Personal information
- Born: 12 January 1995 (age 31)

Sport
- Sport: alpine skiing
- Club: Tärna IK Fjällvinden

Achievements and titles
- World finals: World Junior Alpine Skiing Championships 2013: gold in giant slalom

= Magdalena Fjällström =

Swedish alpine skier

Magdalena Fjällström (born 12 January 1995) is a Swedish former alpine skier.

==Career==
Competing at the Junior World Championships in 2011, 2012, 2013 and 2014, her biggest success came at the 2013 edition where she won the gold medal in giant slalom. Competing in four events at the 2012 Winter Youth Olympics, she won the gold medal in the combined. She also won the team event at the 2011 European Youth Olympic Winter Festival.

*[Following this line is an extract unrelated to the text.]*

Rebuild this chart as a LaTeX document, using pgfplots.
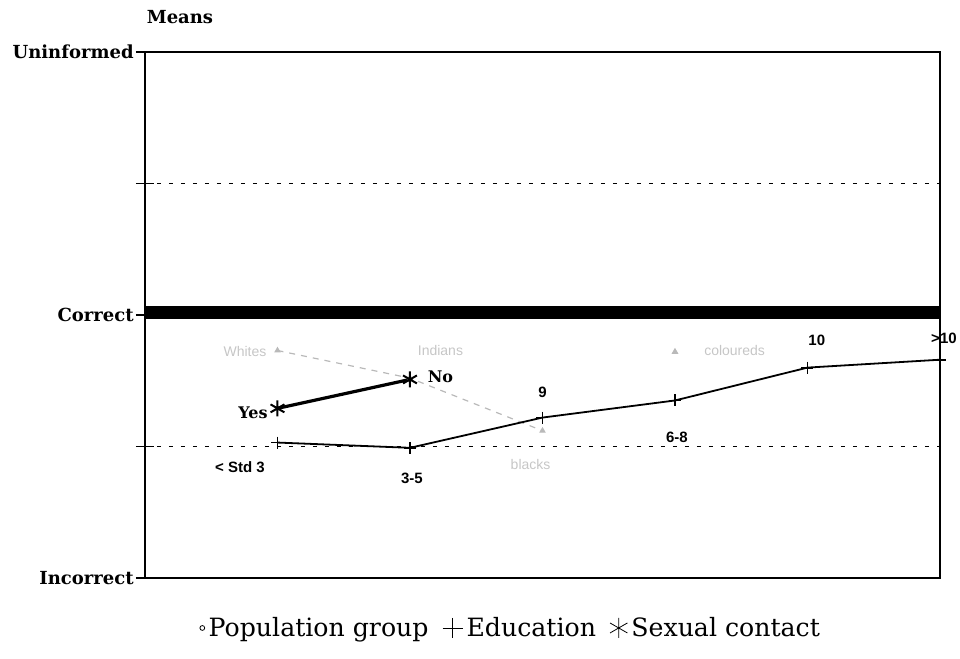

She made her FIS Alpine Ski World Cup debut in October 2012 in Sölden, being disqualified. She collected her first World Cup points with a 17th place in March 2013 in Lenzerheide. She improved to a 13th place in December 2013 in Lienz, but after collecting 45 World Cup points in 2013–14 she started struggling. Until New Years' 2019, she finished only two World Cup races, and exited or was disqualified in 22 races. Picking up the pace again, she improved to a 10th place in the slalom in February 2020 in Kranjska Gora. She finished 30th in giant slalom at the 2019 World Championships.

She represented the sports club Tärna IK Fjällvinden.